The document, released last September, came into force on Oct 1 and will expire at the end of September in 2025.
As the first of its kind in China, it is expected to help support measures introduced by local governments for equity investment companies and boost the development of the funds of funds method of private investment.
Under the document, the measures are applicable to FOFs and their management companies. They must have jointly been brought in by the Xiamen Area's administrative committee and Huli district and have opened custody accounts of 5 billion yuan ($725.4 million) or more at financial institutions in Xiamen.
The management of a FOF will be given a one-time grant towards its settlement in the Xiamen Area after the fund provides capital to its participating sub funds.
With paid-in funds of no less than 5 billion yuan, the management company may receive a 8 million yuan grant. When the funds reach 10 billion yuan, that will be increased to 10 million yuan.

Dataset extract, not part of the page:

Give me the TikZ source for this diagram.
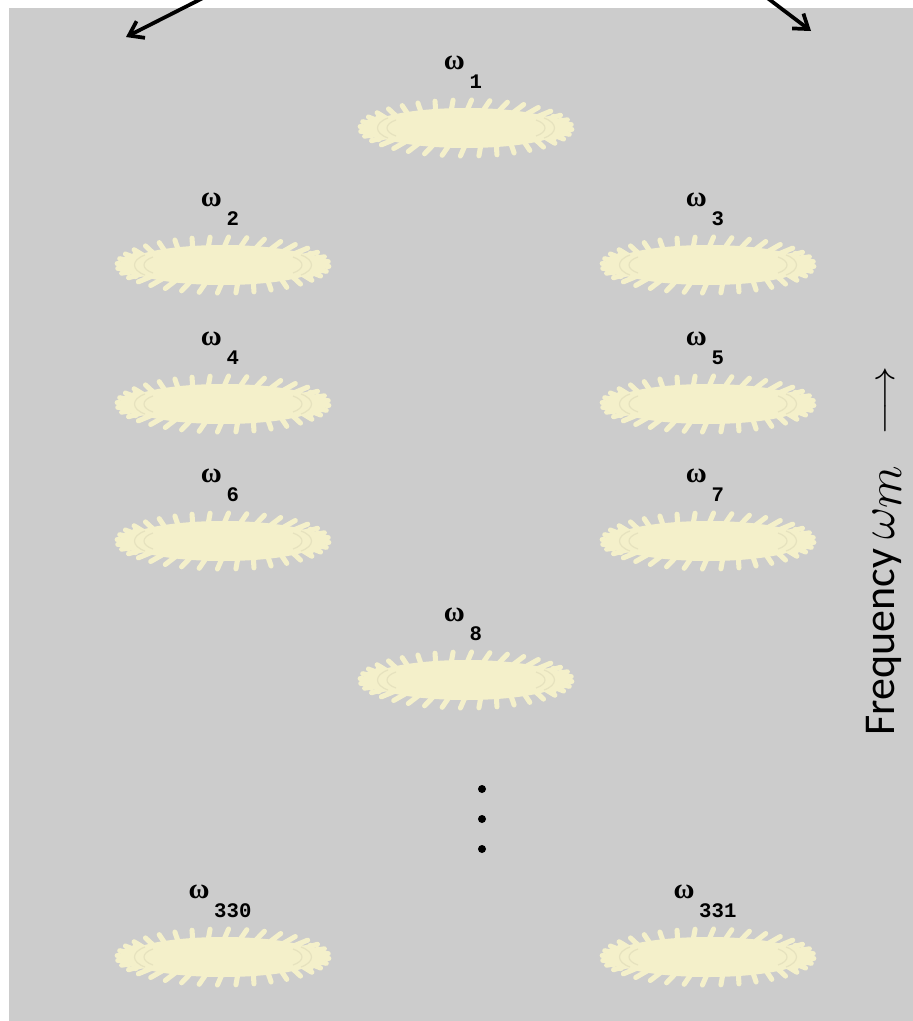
\documentclass[tikz,border=0pt]{standalone}
\usepackage{fontspec}
\usepackage{graphicx}
\setmainfont{Carlito}
\newfontfamily\labgreek{Liberation Serif}
\newfontfamily\labmono{Liberation Mono}
\usetikzlibrary{arrows.meta}

\definecolor{panel}{RGB}{204,204,204}
\definecolor{cream}{RGB}{244,240,202}
\definecolor{creamshade}{RGB}{230,226,190}

% omega label with a monospaced subscript
\newcommand{\wlab}[1]{{\labgreek\bfseries\fontsize{21.5}{24}\selectfont ω}\kern3.5pt\raisebox{-13.9pt}{\labmono\bfseries\fontsize{15.5}{17}\selectfont #1}}

\tikzset{
  bigarrow/.style={line width=2.8pt, -{Straight Barb[length=10pt,width=14pt,line width=2.8pt]}},
  spike/.style={cream, line width=3.8pt, line cap=round},
  wlabel/.style={anchor=base, inner sep=0pt, text=black},
  dot/.style={circle, fill=black, inner sep=0pt, minimum size=6pt},
  blob/.pic={
    \fill[cream] (0,0) ellipse [x radius=98, y radius=20];
    \foreach \a in {0,10,...,350}
      \draw[spike] ({88*cos(\a)},{15*sin(\a)}) -- ({106*cos(\a+3)},{28*sin(\a+3)});
    \foreach \a in {150,160,...,210,-30,-20,...,30}
      \fill[cream] ({101*cos(\a)},{22*sin(\a)}) circle (2.4pt);
    % bead rows near the two ends
    \draw[creamshade, line width=0.9pt] (-78,-10) .. controls (-92,-5) and (-92,5) .. (-78,10);
    \draw[creamshade, line width=0.9pt] (-70,-8) .. controls (-82,-4) and (-82,4) .. (-70,8);
    \draw[creamshade, line width=0.9pt] (78,-10) .. controls (92,-5) and (92,5) .. (78,10);
    \draw[creamshade, line width=0.9pt] (70,-8) .. controls (82,-4) and (82,4) .. (70,8);
  }
}

\begin{document}
\begin{tikzpicture}[x=0.75pt, y=-0.75pt]
  \useasboundingbox (0,0) rectangle (913,1021);
  \fill[white] (0,0) rectangle (913,1021);
  \fill[panel] (9,8) rectangle (913,1021);

  % pointers entering from above
  \coordinate (la0) at (203,-2);
  \coordinate (la1) at (126,37);
  \coordinate (ra0) at (767.4,-2);
  \coordinate (ra1) at (811,31);
  \draw[bigarrow] (la0) -- (la1);
  \draw[bigarrow] (ra0) -- (ra1);

  % blobs with their labels
  \foreach \cx/\cy/\k in {466/128/1, 223/265/2, 708/265/3, 223/404/4, 708/404/5,
                         223/541/6, 708/541/7, 466/680/8, 223/957/330, 708/957/331}{
    \pic at (\cx,\cy) {blob};
    \node[wlabel] (w\k) at ({\cx-3},{\cy-58.5}) {\wlab{\k}};
  }

  % vertical ellipsis
  \node[dot] (d1) at (482,789) {};
  \node[dot] (d2) at (482,819) {};
  \node[dot] (d3) at (482,849) {};

  % axis caption
  \node[rotate=90, font=\fontsize{33}{36}\selectfont, inner sep=0pt] (freq) at (884,551)
    {Frequency \scalebox{1.5}{$\omega_m$}\hspace{22pt}\scalebox{1.3}[1.1]{$\longrightarrow$}};
\end{tikzpicture}
\end{document}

An 80 percent grant will be given respectively to the FOF and the management company for their increased operating revenue and main business profits – and to the FOF management team for their economic contributions to the Xiamen Area and Huli district.
The FOFs are being encouraged to invest and establish sub funds in the Xiamen Area and in Huli. If their cumulative investment reaches 1 billion yuan, the members of the FOF management team will be rewarded, based on actual paid-in funds.
FOFs that have sub funds worth 1-5 billion yuan will be given grants of 200,000-500,000 yuan. A top amount of 600,000 yuan will be given to the FOF with a sub fund of more than 5 billion yuan.
The document also provides rent subsidies to qualified FOF management companies.